A developed CE needs fiscal incentives and penalties, smart regulation, enforcement of existing rules and a fresh approach to using public procurement as a lever to deliver demand for products that use recycled material.

Its central premise was to embrace the potential of the CE, regardless of the result of Brexit negotiations.

Ray Georgeson, chief executive, said: “In producing our Manifesto for Resources and identifying 10 steps towards a CE, our desire is to remind our politicians how important this is, with its twin benefits to the environment and economy. Environmental progress, protections and the value of our regulated resource industries have been hard won in past decades. We hope this is not lost on future policymakers.”

The 10 steps are:

  1. Undertake a comprehensive review of English waste policy.
  2. Establish a statutory duty on businesses to collect and submit data on waste and resource use.
  3. A ban on biodegradable waste to landfill and separate food waste collections accessible to every household by 2025.
  4. Businesses to present separately key recyclables and food waste from their premises (as in Scotland).
  5. A statutory duty for local authorities to publish an End Destination Register for Waste and Recyclate.
  6. Ban the collection of glass commingled with other recyclates.
  7. ‘Demand-pull’ measures to catalyse demand for products that utilise recyclate.
  8. Investment to tackle waste crime at home and illegal exports of waste sent as recyclate.
  9. A full review of the Packaging Recovery Note system for producer responsibility for packaging and packaging waste.
  10. A review of public procurement rules.

Mathew Prosser, UK managing director at DS Smith Recycling, said: “With natural resources dwindling and commodity prices exposed to the volatility of the markets, working towards a CE is becoming ever-more essential. In the run-up to next month’s General Election, now is the perfect time to act. We’re calling for a clear political commitment to sustainability and hope the RA’s manifesto will act as a clarion call for immediate action.”

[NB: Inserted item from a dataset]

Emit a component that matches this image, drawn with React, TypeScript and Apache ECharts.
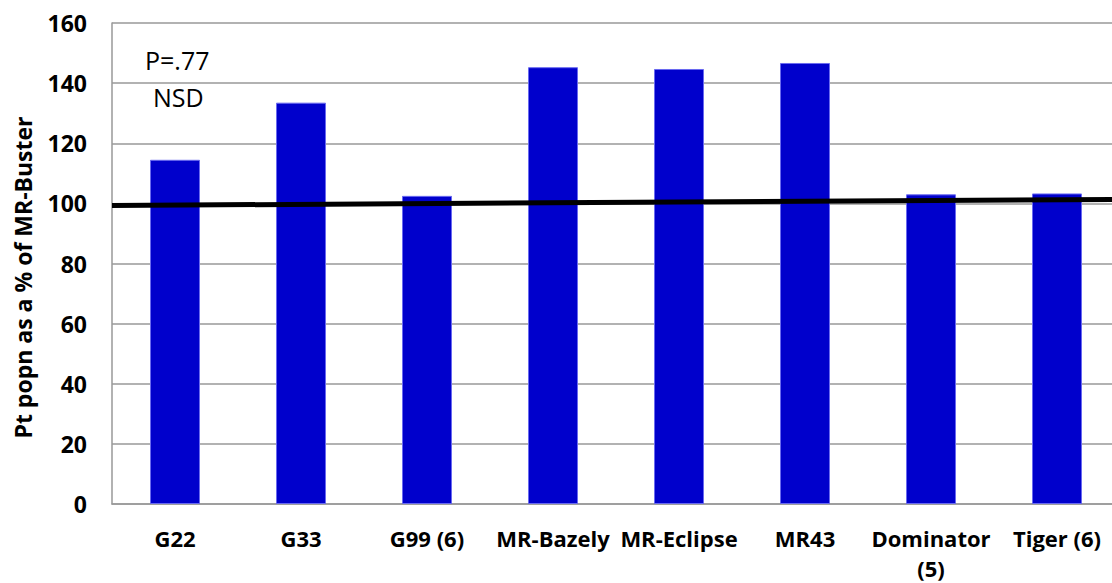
import React, { useEffect, useRef } from "react";
import * as echarts from "echarts";

const categories = ["G22", "G33", "G99 (6)", "MR-Bazely", "MR-Eclipse", "MR43", "Dominator\n(5)", "Tiger (6)"];
const values = [114.5, 133.5, 102.5, 145.3, 144.7, 146.7, 103.0, 103.3];
const trendLine = [[0, 99.3], [8, 101.3]];
const yTicks = { min: 0, max: 160, interval: 20 };
const annotations = ["P=.77", "NSD"];
const yTitle = "Pt popn as a % of MR-Buster";

const FONT = "'Open Sans', sans-serif";

export default function App() {
  const ref = useRef<HTMLDivElement>(null);
  useEffect(() => {
    const chart = echarts.init(ref.current!, null, { renderer: "svg" });
    chart.setOption({
      animation: false,
      backgroundColor: "#ffffff",
      grid: { left: 112, top: 23, bottom: 78.5, right: 0, containLabel: false },
      xAxis: [
        {
          type: "category",
          data: categories,
          boundaryGap: true,
          axisLine: { show: true, lineStyle: { color: "#999999", width: 1.5 } },
          axisTick: { show: false },
          axisLabel: {
            color: "#000",
            fontFamily: FONT,
            fontWeight: "bold",
            fontSize: 22,
            margin: 19,
            lineHeight: 30,
            interval: 0,
          },
        },
        { type: "value", min: 0, max: 8, show: false },
      ],
      yAxis: {
        type: "value",
        min: yTicks.min,
        max: yTicks.max,
        interval: yTicks.interval,
        axisLine: { show: true, lineStyle: { color: "#999999", width: 1.5 } },
        axisTick: { show: false },
        splitLine: { show: true, lineStyle: { color: "#999999", width: 1.5 } },
        axisLabel: {
          color: "#000",
          fontFamily: FONT,
          fontWeight: "bold",
          fontSize: 23,
          margin: 25,
        },
      },
      series: [
        {
          type: "bar",
          data: values,
          barWidth: 50,
          itemStyle: { color: "#0000CC", borderColor: "#6a6af0", borderWidth: 1 },
          xAxisIndex: 0,
        },
        {
          type: "line",
          xAxisIndex: 1,
          data: trendLine,
          symbol: "none",
          lineStyle: { color: "#000000", width: 5 },
          z: 5,
        },
      ],
      graphic: [
        {
          type: "text",
          x: 23,
          y: 277.5,
          rotation: Math.PI / 2,
          style: {
            text: yTitle,
            fill: "#000",
            font: `bold 23px ${FONT}`,
            align: "center",
            verticalAlign: "middle",
          },
        },
        {
          type: "text",
          left: 145,
          top: 47,
          style: { text: annotations[0], fill: "#000", font: `25px ${FONT}` },
        },
        {
          type: "text",
          left: 153,
          top: 84,
          style: { text: annotations[1], fill: "#000", font: `25px ${FONT}` },
        },
      ],
    });
    return () => chart.dispose();
  }, []);
  return (
    <div style={{ position: "fixed", left: 0, top: 0, width: 1112, height: 583, overflow: "hidden", background: "#fff" }}>
      <div ref={ref} style={{ width: 1120, height: 583 }} />
    </div>
  );
}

Renewable Energy Association

A low-cost and low-carbon energy system provides huge opportunities for the UK, but industry needs to see the ‘strong and stable’ direction that the Conservatives are campaigning on. The key asks are:

  • Recommit support for the Climate Change Act and the upcoming carbon budgets
  • Commit to publishing a comprehensive Clean Growth Plan by this year’s Autumn Statement which lays out clear pathways to meeting our 4th and 5th carbon budgets
  • Commit to the transposition of all EU energy and environmental regulations into UK law at the point of departure from the EU, including a meaningful price for carbon

Chief executive Dr Nina Skorupska said: “For the renewables industry, strength and stability are things we crave more than any other. The past two years have seen my members rocked by policy change after policy change and uncertainty following the Brexit vote. From renewable heat, solar, biomass, biogas, marine – we have not seen a member unaffected. But we now have to put that behind us and push forward.

“Renewable solutions are now cheaper than fossil fuel scenarios, but are getting blocked to market. This is bad for consumers, who will be paying more now, as well as locked into a higher cost, higher carbon energy system for decades to come.

“It is bad for UK industry, and the workforce too. Cleantech means jobs for future, and the UK can still be leaders in storage and EVs, next generation solar, bioenergy and smart grids if we truly commit. The alternative is being left behind by the rest of the world and squandering our initial lead in these areas.”

Joint union/industry approach

Seven manufacturing trade associations have been joined by the Unite, GMB and Community trade unions in demanding that politicians include strong new ‘trade remedies’ within their manifestoes. Until now defending UK manufacturing against floods of unfair imports has been the responsibility of the European Commission under rules set out in EU regulations. They argue that, if the new Government does not act quickly to set up the UK’s own trade remedies system, British industry could be left defenceless, risking many thousands of jobs.

Andrew Large, Confederation of Paper Industries director general, said: “This is an important report, and it gets to the heart of the adjustments that will be needed in UK trade remedies policy in advance of Brexit. I urge the next Government to adopt these recommendations as a matter of urgency.”

Tony Burke, Unite assistant general secretary, said: “Post-Brexit, the UK will be responsible for its own trade defence mechanisms which we need to be ahead of the game if we are to protect jobs and British industry. Unite, other manufacturing unions and the trade associations which have taken the initiative believe we need robust defence structures which are simple and easy to use to protect decent jobs and our industries such as steel, ceramics, paper and tyres which are susceptible to dumping from countries such as China.”